I have seen the film about Bulldozer in comparison with hyper-threading. But i still can not understand the reasons to refuse from per-core-multy-threading. Any explanations?
The main objection is "serialisation", i.e. each core (each separated half-core in bulldozer core diagram) will be forced to execute one by one originally parallel threads. So, programmer will be punished the more the more threads he will do.
I want to say, with one thread per half-core we can not mix (overlap) in the half-core the next five separated time-slots of:
- end of previous thread's execution;
- CPU MMU context switcher;
- OS scheduler's execution;
- next CPU MMU context switcher;
- start of next user thread's execution.
There are async messages (events, interrupts) also, and the OS scheduler should service them, but for the most times the service routine will only sync the message into program message queue.
This is very interesting and useful hardware idea to double light or popular CPU modules to separate half-cores, but the last considered OS scheduler activity (ISR) is even more easy, in fact we need only one simplest CPU module to recognize ISR request, start the service with trivial opcode set to understand: do we need to call serious, complete ISR in the event or we need to sync the message only.

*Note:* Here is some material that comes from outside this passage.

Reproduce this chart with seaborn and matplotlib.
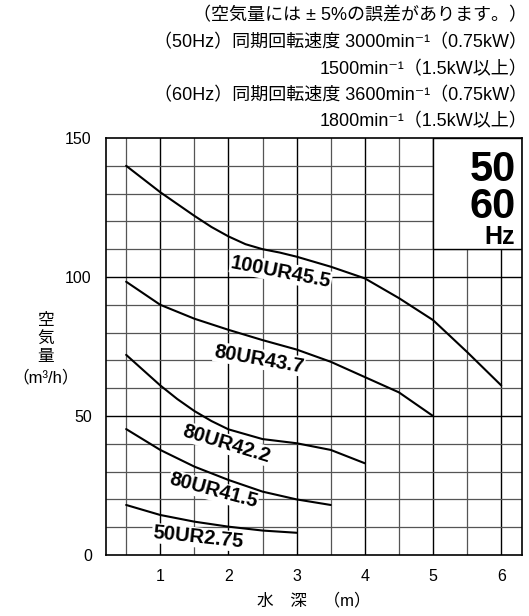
import numpy as np
import pandas as pd
import matplotlib
matplotlib.use('Agg')
import matplotlib.pyplot as plt
import seaborn as sns
from matplotlib.patches import Rectangle

# Air volume curves (depth in m -> air volume in m3/h)
depth_100 = [0.5, 1, 1.5, 1.75, 2, 2.25, 2.5, 2.75, 3, 3.5, 4, 4.5, 5, 5.5, 6]
air_100 = [140, 130.5, 122, 118, 114.6, 111.8, 110, 108.8, 107.3, 103.7, 99.5, 92.4, 84.5, 73, 61]

depth_437 = [0.5, 1, 1.5, 2, 2.5, 3, 3.5, 4, 4.5, 5]
air_437 = [98.3, 90, 85, 81, 77.3, 73.9, 69.5, 64, 58.5, 50]

depth_422 = [0.5, 1, 1.25, 1.5, 1.75, 2, 2.5, 3, 3.5, 4]
air_422 = [72, 61, 56.1, 51.8, 48.2, 45.2, 41.7, 40.2, 37.8, 33]

depth_415 = [0.5, 1, 1.5, 2, 2.5, 3, 3.5]
air_415 = [45.3, 37.8, 31.8, 27, 22.8, 20, 18]

depth_275 = [0.5, 1, 1.5, 2, 2.5, 3]
air_275 = [18, 14.4, 12, 10.2, 8.8, 8]

models = ['100UR45.5', '80UR43.7', '80UR42.2', '80UR41.5', '50UR2.75']
# label anchor (depth, air) and rotation
label_x = [2.77, 2.45, 1.97, 1.78, 1.55]
label_y = [101.8, 70.5, 40, 23.1, 6.3]
label_rot = [-11, -10, -17, -15, -6]

header_lines = [
    '（空気量には ± 5%の誤差があります。）',
    '（50Hz）同期回転速度 3000min⁻¹（0.75kW）',
    '1500min⁻¹（1.5kW以上）',
    '（60Hz）同期回転速度 3600min⁻¹（0.75kW）',
    '1800min⁻¹（1.5kW以上）',
]
header_y = [16, 43, 70, 96, 122]

x_ticks = [1, 2, 3, 4, 5, 6]
y_ticks = [0, 50, 100, 150]

sns.set_theme(style='white')
plt.rcParams['font.family'] = ['Liberation Sans', 'DejaVu Sans', 'Noto Sans CJK JP']
plt.rcParams['axes.unicode_minus'] = False
for key in ['text.color', 'axes.labelcolor', 'xtick.color', 'ytick.color']:
    plt.rcParams[key] = 'black'

# build long table for seaborn
frames = []
for name, d, a in zip(models,
                      [depth_100, depth_437, depth_422, depth_415, depth_275],
                      [air_100, air_437, air_422, air_415, air_275]):
    frames.append(pd.DataFrame({'depth': d, 'air': a, 'model': name}))
df = pd.concat(frames, ignore_index=True)

fig = plt.figure(figsize=(5.29, 6.16), dpi=100)
ax = fig.add_axes([0.1998, 0.099, 0.7864, 0.677])
ax.set_xlim(0.2, 6.3)
ax.set_ylim(0, 150)

# grid lines
for xv in np.arange(0.5, 6.01, 0.5):
    major = float(xv).is_integer()
    ax.axvline(xv, color='black' if major else '#555555', lw=1.0 if major else 0.9, zorder=1)
for yv in range(10, 150, 10):
    major = yv % 50 == 0
    ax.axhline(yv, color='black' if major else '#555555', lw=1.0 if major else 0.9, zorder=1)

# Hz box
ax.add_patch(Rectangle((5, 110), 1.3, 40, facecolor='white', edgecolor='black', lw=1.0, zorder=2))
ax.text(6.22, 145.5, '50', ha='right', va='top', fontsize=30, fontweight='bold', zorder=3)
ax.text(6.22, 132.5, '60', ha='right', va='top', fontsize=30, fontweight='bold', zorder=3)
ax.text(6.2, 118.7, 'Hz', ha='right', va='top', fontsize=18, fontweight='bold', zorder=3)

sns.lineplot(data=df, x='depth', y='air', units='model', estimator=None,
             color='black', lw=1.5, ax=ax, zorder=4)

for name, lx, ly, r in zip(models, label_x, label_y, label_rot):
    ax.text(lx, ly, name, ha='center', va='center', rotation=r, rotation_mode='anchor',
            fontsize=14.5, fontweight='bold', zorder=5,
            bbox=dict(facecolor='white', edgecolor='none', pad=0.5))

for s in ax.spines.values():
    s.set_color('black')
    s.set_linewidth(1.2)
    s.set_zorder(6)

ax.set_xticks(x_ticks)
ax.set_yticks(y_ticks)
ax.tick_params(length=0, labelsize=11.5, pad=10)
ax.set_xlabel('水　深　（m）', fontsize=12, labelpad=6)
ax.set_ylabel('')

fig.text(46 / 529, 1 - 339 / 616, '空\n気\n量', ha='center', va='center', fontsize=12,
         linespacing=1.25)
fig.text(46 / 529, 1 - 377 / 616, '（m³/h）', ha='center', va='center', fontsize=12)

for line, yy in zip(header_lines, header_y):
    fig.text(527 / 529, 1 - yy / 616, line, ha='right', va='center', fontsize=13)

fig.savefig('out.png', dpi=100)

The same easy actions are required to execute prepared thread switching or to execute task-side thread's IPC also.
But i think, it is enough important to overlap preparation of next thread for execution and the execution of previuos (current) thread in order to hide internal, logical structure of program during execution and to give a way to programmer to feel free to parallel programming.
It looks like easy hardware stuff to support double context for two threads for each half-core and to support active thread switching for the nop opcode time.
And Intel say, that it is possible even to execute both of the thread (active and passive) in concurent mode, but it is hardware desiner knowledge to find out the reasons of concurent mode, of course, it is enough to have passive execution of second thread or even stop passive thread execution.
So, why AMD is ignoring per-core-multy-threading?